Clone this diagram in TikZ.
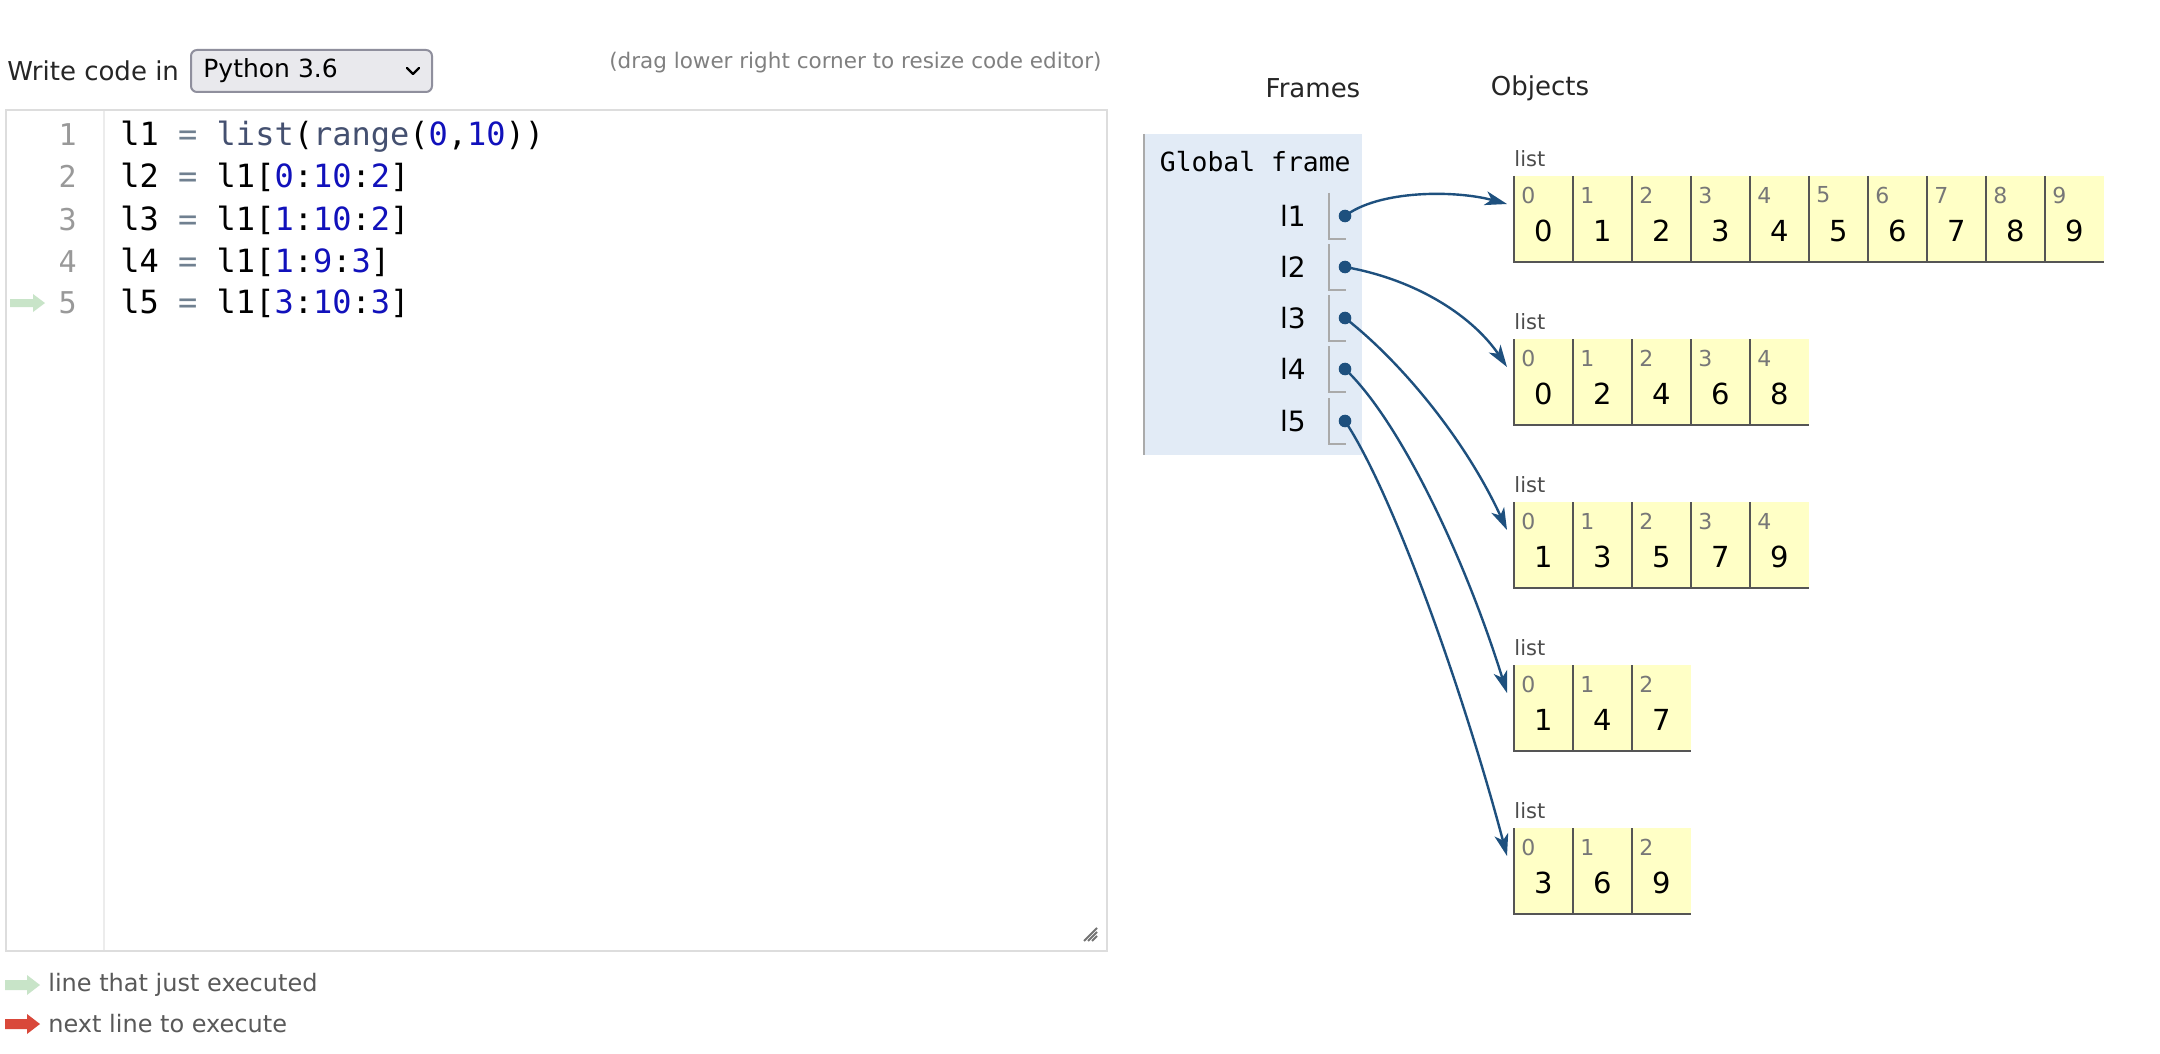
\documentclass[tikz,border=0pt]{standalone}
\usepackage{fontspec}
\setmainfont{DejaVu Sans}
\setmonofont{DejaVu Sans Mono}
\usetikzlibrary{arrows.meta,positioning}
\definecolor{ptFrame}{RGB}{226,235,246}
\definecolor{ptFrameLine}{RGB}{170,170,170}
\definecolor{ptCell}{RGB}{255,255,198}
\definecolor{ptCellLine}{RGB}{85,85,85}
\definecolor{ptArrow}{RGB}{30,80,126}
\definecolor{ptIdx}{RGB}{119,119,119}
\definecolor{ptNum}{RGB}{17,17,187}
\definecolor{ptFn}{RGB}{68,80,112}
\definecolor{ptEq}{RGB}{112,128,144}
\definecolor{ptGutter}{RGB}{153,153,153}
\definecolor{ptGutterLine}{RGB}{236,236,236}
\definecolor{ptBorder}{RGB}{221,221,221}
\definecolor{ptGreen}{RGB}{200,228,200}
\definecolor{ptRed}{RGB}{217,72,58}
\definecolor{ptSelFill}{RGB}{233,233,237}
\definecolor{ptSelLine}{RGB}{143,143,157}
\newcommand\ptnum[1]{\textcolor{ptNum}{#1}}
\newcommand\ptfn[1]{\textcolor{ptFn}{#1}}
\newcommand\pteq{\textcolor{ptEq}{=}}

\begin{document}
\begin{tikzpicture}[x=0.5pt,y=-0.5pt,
  every node/.style={inner sep=0pt},
  uitext/.style={font=\fontsize{13}{15}\selectfont, text=black!85},
  hinttext/.style={font=\fontsize{10.75}{13}\selectfont, text=black!50},
  legendtext/.style={anchor=west, font=\fontsize{12}{14}\selectfont, text=black!65},
  codeline/.style={anchor=base west, font=\ttfamily\fontsize{16}{19}\selectfont},
  lineno/.style={anchor=base east, font=\ttfamily\fontsize{15}{18}\selectfont, text=ptGutter},
  varname/.style={anchor=east, font=\fontsize{14}{16}\selectfont},
  slotline/.style={draw=ptFrameLine, line width=1pt},
  heapdot/.style={circle, fill=ptArrow, minimum size=6.3pt},
  listlbl/.style={anchor=west, font=\fontsize{10.5}{12}\selectfont, text=black!70},
  idx/.style={anchor=west, font=\fontsize{11}{12}\selectfont, text=ptIdx},
  val/.style={font=\fontsize{14.5}{16}\selectfont},
  cellline/.style={draw=ptCellLine, line width=1.3pt},
  refarrow/.style={-{Stealth[length=11pt,width=7pt,inset=3pt]}, draw=ptArrow, line width=1.2pt}]

\fill[white] (0,0) rectangle (2160,1054);
\path[use as bounding box] (0,0) rectangle (2160,1054);

% ===== code editor =====
\node[uitext, anchor=west] (wlabel) at (7,71) {Write code in};
\draw[draw=ptSelLine, fill=ptSelFill, line width=1pt, rounded corners=3pt] (191,50) rectangle (432,92);
\node[uitext, anchor=west, font=\fontsize{12.5}{15}\selectfont, text=black] (sel) at (203,71) {Python 3.6};
\draw[line width=1.1pt, line cap=round, line join=round] (407,68) -- (413,74) -- (419,68);
\node[hinttext, anchor=east] (hint) at (1102,63) {(drag lower right corner to resize code editor)};

\draw[ptBorder, line width=1pt] (5.5,110) rectangle (1107,951);
\draw[ptGutterLine, line width=1pt] (104,111) -- (104,950);
% resize grip
\foreach \g in {0,4,8}
  \draw[black!55, line width=1pt] (1084+\g,941) -- (1097,928+\g);

\foreach \k in {1,...,5}
  \node[lineno] (n\k) at (77,104+42*\k) {\k};
\node[codeline] (c1) at (120,146) {l1 \pteq{} \ptfn{list}(\ptfn{range}(\ptnum{0},\ptnum{10}))};
\node[codeline] (c2) at (120,188) {l2 \pteq{} l1[\ptnum{0}:\ptnum{10}:\ptnum{2}]};
\node[codeline] (c3) at (120,230) {l3 \pteq{} l1[\ptnum{1}:\ptnum{10}:\ptnum{2}]};
\node[codeline] (c4) at (120,272) {l4 \pteq{} l1[\ptnum{1}:\ptnum{9}:\ptnum{3}]};
\node[codeline] (c5) at (120,314) {l5 \pteq{} l1[\ptnum{3}:\ptnum{10}:\ptnum{3}]};

% current line marker
\fill[ptGreen] (10,299) -- (33,299) -- (33,294) -- (45,303) -- (33,312) -- (33,307) -- (10,307) -- cycle;

% legend
\fill[ptGreen] (5,980) -- (27,980) -- (27,975) -- (40,985) -- (27,995) -- (27,990) -- (5,990) -- cycle;
\node[legendtext] (lg1) at (48,985) {line that just executed};
\fill[ptRed] (5,1019) -- (27,1019) -- (27,1014) -- (40,1024) -- (27,1034) -- (27,1029) -- (5,1029) -- cycle;
\node[legendtext] (lg2) at (48,1024) {next line to execute};

% ===== frames =====
\node[uitext] (frames) at (1313,88) {Frames};
\node[uitext] (objects) at (1540,88) {Objects};

\fill[ptFrame] (1144,134) rectangle (1362,455);
\draw[ptFrameLine, line width=1pt] (1144,134) -- (1144,455);
\node[anchor=east, font=\ttfamily\fontsize{13.2}{15}\selectfont] (gframe) at (1351,162) {Global frame};

\foreach \k/\vy in {1/216,2/267,3/318,4/369,5/421} {
  \node[varname] (v\k) at (1306,\vy) {l\k};
  \draw[slotline] (1329,\vy-23) -- (1329,\vy+23) -- (1346,\vy+23);
  \node[heapdot] (d\k) at (1345,\vy) {};
}

% ===== objects =====
\foreach \nm/\ty/\vals in {1/176/{0,1,2,3,4,5,6,7,8,9}, 2/339/{0,2,4,6,8}, 3/502/{1,3,5,7,9}, 4/665/{1,4,7}, 5/828/{3,6,9}} {
  \node[listlbl] (lbl\nm) at (1514,\ty-17) {list};
  \foreach \v [count=\i from 0] in \vals {
    \fill[ptCell] (1514+59*\i,\ty) rectangle ++(59,86);
    \draw[cellline] (1514+59*\i,\ty) -- ++(0,86) -- ++(59,0);
    \node[idx] (i\nm-\i) at (1521+59*\i,\ty+19) {\i};
    \node[val] (o\nm-\i) at (1543.5+59*\i,\ty+55) {\v};
  }
  \coordinate (t\nm) at (1507,\ty+28);
}

% references
\draw[refarrow] (d1.center) .. controls +(34,-26) and +(-52,-14) .. (t1);
\draw[refarrow] (d2.center) .. controls +(74,13) and +(-33,-49) .. (t2);
\draw[refarrow] (d3.center) .. controls +(54,42) and +(-43,-93) .. (t3);
\draw[refarrow] (d4.center) .. controls +(54,51) and +(-43,-138) .. (t4);
\draw[refarrow] (d5.center) .. controls +(49,74) and +(-43,-162) .. (t5);

\end{tikzpicture}
\end{document}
• • •
**REQUIREMENTS**
Repeat the data exactly, excluding the pictures.

**RESULT FOR THIS TASK**
Clone this diagram in TikZ.
\documentclass[tikz,border=0pt]{standalone}
\usepackage{fontspec}
\setmainfont{DejaVu Sans}
\setmonofont{DejaVu Sans Mono}
\usetikzlibrary{arrows.meta,positioning}
\definecolor{ptFrame}{RGB}{226,235,246}
\definecolor{ptFrameLine}{RGB}{170,170,170}
\definecolor{ptCell}{RGB}{255,255,198}
\definecolor{ptCellLine}{RGB}{85,85,85}
\definecolor{ptArrow}{RGB}{30,80,126}
\definecolor{ptIdx}{RGB}{119,119,119}
\definecolor{ptNum}{RGB}{17,17,187}
\definecolor{ptFn}{RGB}{68,80,112}
\definecolor{ptEq}{RGB}{112,128,144}
\definecolor{ptGutter}{RGB}{153,153,153}
\definecolor{ptGutterLine}{RGB}{236,236,236}
\definecolor{ptBorder}{RGB}{221,221,221}
\definecolor{ptGreen}{RGB}{200,228,200}
\definecolor{ptRed}{RGB}{217,72,58}
\definecolor{ptSelFill}{RGB}{233,233,237}
\definecolor{ptSelLine}{RGB}{143,143,157}
\newcommand\ptnum[1]{\textcolor{ptNum}{#1}}
\newcommand\ptfn[1]{\textcolor{ptFn}{#1}}
\newcommand\pteq{\textcolor{ptEq}{=}}

\begin{document}
\begin{tikzpicture}[x=0.5pt,y=-0.5pt,
  every node/.style={inner sep=0pt},
  uitext/.style={font=\fontsize{13}{15}\selectfont, text=black!85},
  hinttext/.style={font=\fontsize{10.75}{13}\selectfont, text=black!50},
  legendtext/.style={anchor=west, font=\fontsize{12}{14}\selectfont, text=black!65},
  codeline/.style={anchor=base west, font=\ttfamily\fontsize{16}{19}\selectfont},
  lineno/.style={anchor=base east, font=\ttfamily\fontsize{15}{18}\selectfont, text=ptGutter},
  varname/.style={anchor=east, font=\fontsize{14}{16}\selectfont},
  slotline/.style={draw=ptFrameLine, line width=1pt},
  heapdot/.style={circle, fill=ptArrow, minimum size=6.3pt},
  listlbl/.style={anchor=west, font=\fontsize{10.5}{12}\selectfont, text=black!70},
  idx/.style={anchor=west, font=\fontsize{11}{12}\selectfont, text=ptIdx},
  val/.style={font=\fontsize{14.5}{16}\selectfont},
  cellline/.style={draw=ptCellLine, line width=1.3pt},
  refarrow/.style={-{Stealth[length=11pt,width=7pt,inset=3pt]}, draw=ptArrow, line width=1.2pt}]

\fill[white] (0,0) rectangle (2160,1054);
\path[use as bounding box] (0,0) rectangle (2160,1054);

% ===== code editor =====
\node[uitext, anchor=west] (wlabel) at (7,71) {Write code in};
\draw[draw=ptSelLine, fill=ptSelFill, line width=1pt, rounded corners=3pt] (191,50) rectangle (432,92);
\node[uitext, anchor=west, font=\fontsize{12.5}{15}\selectfont, text=black] (sel) at (203,71) {Python 3.6};
\draw[line width=1.1pt, line cap=round, line join=round] (407,68) -- (413,74) -- (419,68);
\node[hinttext, anchor=east] (hint) at (1102,63) {(drag lower right corner to resize code editor)};

\draw[ptBorder, line width=1pt] (5.5,110) rectangle (1107,951);
\draw[ptGutterLine, line width=1pt] (104,111) -- (104,950);
% resize grip
\foreach \g in {0,4,8}
  \draw[black!55, line width=1pt] (1084+\g,941) -- (1097,928+\g);

\foreach \k in {1,...,5}
  \node[lineno] (n\k) at (77,104+42*\k) {\k};
\node[codeline] (c1) at (120,146) {l1 \pteq{} \ptfn{list}(\ptfn{range}(\ptnum{0},\ptnum{10}))};
\node[codeline] (c2) at (120,188) {l2 \pteq{} l1[\ptnum{0}:\ptnum{10}:\ptnum{2}]};
\node[codeline] (c3) at (120,230) {l3 \pteq{} l1[\ptnum{1}:\ptnum{10}:\ptnum{2}]};
\node[codeline] (c4) at (120,272) {l4 \pteq{} l1[\ptnum{1}:\ptnum{9}:\ptnum{3}]};
\node[codeline] (c5) at (120,314) {l5 \pteq{} l1[\ptnum{3}:\ptnum{10}:\ptnum{3}]};

% current line marker
\fill[ptGreen] (10,299) -- (33,299) -- (33,294) -- (45,303) -- (33,312) -- (33,307) -- (10,307) -- cycle;

% legend
\fill[ptGreen] (5,980) -- (27,980) -- (27,975) -- (40,985) -- (27,995) -- (27,990) -- (5,990) -- cycle;
\node[legendtext] (lg1) at (48,985) {line that just executed};
\fill[ptRed] (5,1019) -- (27,1019) -- (27,1014) -- (40,1024) -- (27,1034) -- (27,1029) -- (5,1029) -- cycle;
\node[legendtext] (lg2) at (48,1024) {next line to execute};

% ===== frames =====
\node[uitext] (frames) at (1313,88) {Frames};
\node[uitext] (objects) at (1540,88) {Objects};

\fill[ptFrame] (1144,134) rectangle (1362,455);
\draw[ptFrameLine, line width=1pt] (1144,134) -- (1144,455);
\node[anchor=east, font=\ttfamily\fontsize{13.2}{15}\selectfont] (gframe) at (1351,162) {Global frame};

\foreach \k/\vy in {1/216,2/267,3/318,4/369,5/421} {
  \node[varname] (v\k) at (1306,\vy) {l\k};
  \draw[slotline] (1329,\vy-23) -- (1329,\vy+23) -- (1346,\vy+23);
  \node[heapdot] (d\k) at (1345,\vy) {};
}

% ===== objects =====
\foreach \nm/\ty/\vals in {1/176/{0,1,2,3,4,5,6,7,8,9}, 2/339/{0,2,4,6,8}, 3/502/{1,3,5,7,9}, 4/665/{1,4,7}, 5/828/{3,6,9}} {
  \node[listlbl] (lbl\nm) at (1514,\ty-17) {list};
  \foreach \v [count=\i from 0] in \vals {
    \fill[ptCell] (1514+59*\i,\ty) rectangle ++(59,86);
    \draw[cellline] (1514+59*\i,\ty) -- ++(0,86) -- ++(59,0);
    \node[idx] (i\nm-\i) at (1521+59*\i,\ty+19) {\i};
    \node[val] (o\nm-\i) at (1543.5+59*\i,\ty+55) {\v};
  }
  \coordinate (t\nm) at (1507,\ty+28);
}

% references
\draw[refarrow] (d1.center) .. controls +(34,-26) and +(-52,-14) .. (t1);
\draw[refarrow] (d2.center) .. controls +(74,13) and +(-33,-49) .. (t2);
\draw[refarrow] (d3.center) .. controls +(54,42) and +(-43,-93) .. (t3);
\draw[refarrow] (d4.center) .. controls +(54,51) and +(-43,-138) .. (t4);
\draw[refarrow] (d5.center) .. controls +(49,74) and +(-43,-162) .. (t5);

\end{tikzpicture}
\end{document}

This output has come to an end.